Aim
Pictures excluded, return the lines below from the first through the line holding "ax.text(x[i], crime[i] +".

Dataset items:
━━━━

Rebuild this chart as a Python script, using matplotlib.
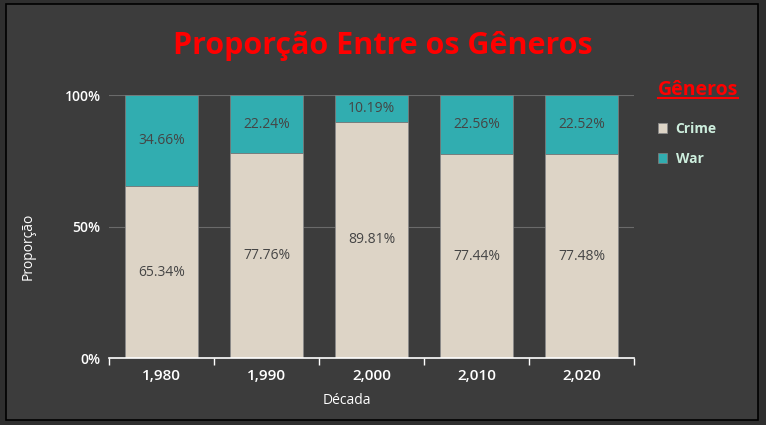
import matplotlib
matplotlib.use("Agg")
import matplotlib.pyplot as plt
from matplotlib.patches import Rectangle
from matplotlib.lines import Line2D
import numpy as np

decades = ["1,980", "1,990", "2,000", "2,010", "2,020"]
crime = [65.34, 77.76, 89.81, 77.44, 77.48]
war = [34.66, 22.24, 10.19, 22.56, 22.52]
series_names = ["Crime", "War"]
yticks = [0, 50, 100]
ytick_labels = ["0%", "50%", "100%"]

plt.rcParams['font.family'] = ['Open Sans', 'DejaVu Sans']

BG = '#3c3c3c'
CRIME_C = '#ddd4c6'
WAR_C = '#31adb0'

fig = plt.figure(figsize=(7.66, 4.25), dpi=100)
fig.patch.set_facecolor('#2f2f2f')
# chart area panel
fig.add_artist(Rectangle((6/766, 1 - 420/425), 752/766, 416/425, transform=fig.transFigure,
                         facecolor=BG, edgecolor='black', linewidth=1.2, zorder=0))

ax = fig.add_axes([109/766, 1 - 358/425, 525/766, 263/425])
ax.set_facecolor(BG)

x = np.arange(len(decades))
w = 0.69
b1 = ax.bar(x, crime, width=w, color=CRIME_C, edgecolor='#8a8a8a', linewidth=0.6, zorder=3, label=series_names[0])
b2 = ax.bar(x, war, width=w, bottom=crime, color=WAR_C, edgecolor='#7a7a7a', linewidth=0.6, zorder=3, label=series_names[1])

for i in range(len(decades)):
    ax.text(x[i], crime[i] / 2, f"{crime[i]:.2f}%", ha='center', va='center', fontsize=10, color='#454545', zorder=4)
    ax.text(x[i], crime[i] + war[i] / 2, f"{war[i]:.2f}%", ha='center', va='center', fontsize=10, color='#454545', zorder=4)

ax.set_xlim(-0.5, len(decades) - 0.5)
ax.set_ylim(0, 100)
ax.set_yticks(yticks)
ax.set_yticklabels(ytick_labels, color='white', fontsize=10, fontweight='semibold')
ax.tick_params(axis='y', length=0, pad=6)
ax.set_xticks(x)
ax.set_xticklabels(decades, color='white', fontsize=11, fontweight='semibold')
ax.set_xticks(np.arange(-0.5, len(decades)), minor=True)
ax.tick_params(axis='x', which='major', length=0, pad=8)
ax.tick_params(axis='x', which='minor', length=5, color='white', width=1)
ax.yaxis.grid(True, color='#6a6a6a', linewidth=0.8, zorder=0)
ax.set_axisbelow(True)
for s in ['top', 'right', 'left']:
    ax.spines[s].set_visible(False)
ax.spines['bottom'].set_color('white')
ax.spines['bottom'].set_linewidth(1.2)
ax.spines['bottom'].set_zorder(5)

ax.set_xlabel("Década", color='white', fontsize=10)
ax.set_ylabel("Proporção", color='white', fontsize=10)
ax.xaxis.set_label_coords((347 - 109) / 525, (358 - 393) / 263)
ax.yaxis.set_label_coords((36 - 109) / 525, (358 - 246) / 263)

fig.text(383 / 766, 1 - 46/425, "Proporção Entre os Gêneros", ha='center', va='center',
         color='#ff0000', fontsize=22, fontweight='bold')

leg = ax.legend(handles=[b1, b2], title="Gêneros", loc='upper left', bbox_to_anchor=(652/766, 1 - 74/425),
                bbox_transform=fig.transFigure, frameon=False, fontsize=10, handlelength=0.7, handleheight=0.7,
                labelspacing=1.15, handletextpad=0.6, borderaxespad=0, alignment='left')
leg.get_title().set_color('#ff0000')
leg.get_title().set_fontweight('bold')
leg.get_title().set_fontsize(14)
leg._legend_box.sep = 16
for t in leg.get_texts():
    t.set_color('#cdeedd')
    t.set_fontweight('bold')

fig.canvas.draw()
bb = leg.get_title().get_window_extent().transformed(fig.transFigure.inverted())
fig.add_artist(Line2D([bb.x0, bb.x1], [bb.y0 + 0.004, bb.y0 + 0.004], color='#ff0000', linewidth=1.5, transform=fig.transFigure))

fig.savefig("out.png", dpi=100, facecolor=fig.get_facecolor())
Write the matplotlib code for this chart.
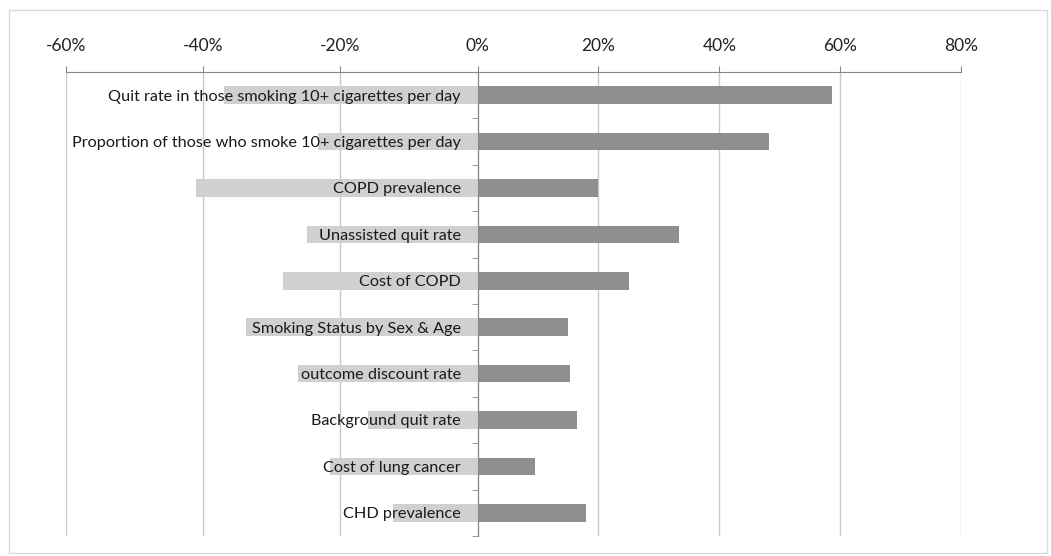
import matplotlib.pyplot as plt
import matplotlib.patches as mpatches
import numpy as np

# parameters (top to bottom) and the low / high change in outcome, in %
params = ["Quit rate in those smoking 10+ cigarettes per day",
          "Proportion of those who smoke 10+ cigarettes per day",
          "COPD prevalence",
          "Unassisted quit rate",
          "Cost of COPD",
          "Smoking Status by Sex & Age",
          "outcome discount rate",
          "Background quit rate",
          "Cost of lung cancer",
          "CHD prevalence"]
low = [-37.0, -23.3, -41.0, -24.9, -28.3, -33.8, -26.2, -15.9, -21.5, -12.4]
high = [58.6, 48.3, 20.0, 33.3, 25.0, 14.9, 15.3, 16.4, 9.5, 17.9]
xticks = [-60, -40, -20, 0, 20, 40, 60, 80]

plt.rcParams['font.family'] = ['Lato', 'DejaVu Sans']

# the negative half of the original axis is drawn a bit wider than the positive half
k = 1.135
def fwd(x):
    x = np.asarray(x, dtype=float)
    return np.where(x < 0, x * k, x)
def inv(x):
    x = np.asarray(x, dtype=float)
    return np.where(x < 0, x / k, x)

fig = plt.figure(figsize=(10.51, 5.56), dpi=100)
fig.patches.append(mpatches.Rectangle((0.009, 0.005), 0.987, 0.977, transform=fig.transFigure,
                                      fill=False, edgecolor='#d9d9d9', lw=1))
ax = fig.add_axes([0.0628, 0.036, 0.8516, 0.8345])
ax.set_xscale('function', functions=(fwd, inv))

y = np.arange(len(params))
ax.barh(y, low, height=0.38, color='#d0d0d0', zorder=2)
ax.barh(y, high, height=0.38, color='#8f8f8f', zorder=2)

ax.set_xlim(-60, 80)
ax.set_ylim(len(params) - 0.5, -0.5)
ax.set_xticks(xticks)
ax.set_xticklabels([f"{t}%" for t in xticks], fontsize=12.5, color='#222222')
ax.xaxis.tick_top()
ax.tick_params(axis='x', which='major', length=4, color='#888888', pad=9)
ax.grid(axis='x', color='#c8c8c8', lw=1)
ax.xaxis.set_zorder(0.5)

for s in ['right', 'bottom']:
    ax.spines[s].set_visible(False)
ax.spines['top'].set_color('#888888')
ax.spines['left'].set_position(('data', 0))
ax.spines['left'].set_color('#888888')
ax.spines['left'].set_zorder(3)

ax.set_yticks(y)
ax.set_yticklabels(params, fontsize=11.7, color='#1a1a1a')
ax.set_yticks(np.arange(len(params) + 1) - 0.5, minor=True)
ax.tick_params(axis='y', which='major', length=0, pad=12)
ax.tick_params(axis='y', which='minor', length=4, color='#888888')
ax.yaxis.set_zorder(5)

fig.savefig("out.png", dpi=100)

━━━━

Output for this exercise
Rebuild this chart as a Python script, using matplotlib.
import matplotlib
matplotlib.use("Agg")
import matplotlib.pyplot as plt
from matplotlib.patches import Rectangle
from matplotlib.lines import Line2D
import numpy as np

decades = ["1,980", "1,990", "2,000", "2,010", "2,020"]
crime = [65.34, 77.76, 89.81, 77.44, 77.48]
war = [34.66, 22.24, 10.19, 22.56, 22.52]
series_names = ["Crime", "War"]
yticks = [0, 50, 100]
ytick_labels = ["0%", "50%", "100%"]

plt.rcParams['font.family'] = ['Open Sans', 'DejaVu Sans']

BG = '#3c3c3c'
CRIME_C = '#ddd4c6'
WAR_C = '#31adb0'

fig = plt.figure(figsize=(7.66, 4.25), dpi=100)
fig.patch.set_facecolor('#2f2f2f')
# chart area panel
fig.add_artist(Rectangle((6/766, 1 - 420/425), 752/766, 416/425, transform=fig.transFigure,
                         facecolor=BG, edgecolor='black', linewidth=1.2, zorder=0))

ax = fig.add_axes([109/766, 1 - 358/425, 525/766, 263/425])
ax.set_facecolor(BG)

x = np.arange(len(decades))
w = 0.69
b1 = ax.bar(x, crime, width=w, color=CRIME_C, edgecolor='#8a8a8a', linewidth=0.6, zorder=3, label=series_names[0])
b2 = ax.bar(x, war, width=w, bottom=crime, color=WAR_C, edgecolor='#7a7a7a', linewidth=0.6, zorder=3, label=series_names[1])

for i in range(len(decades)):
    ax.text(x[i], crime[i] / 2, f"{crime[i]:.2f}%", ha='center', va='center', fontsize=10, color='#454545', zorder=4)
    ax.text(x[i], crime[i] + war[i] / 2, f"{war[i]:.2f}%", ha='center', va='center', fontsize=10, color='#454545', zorder=4)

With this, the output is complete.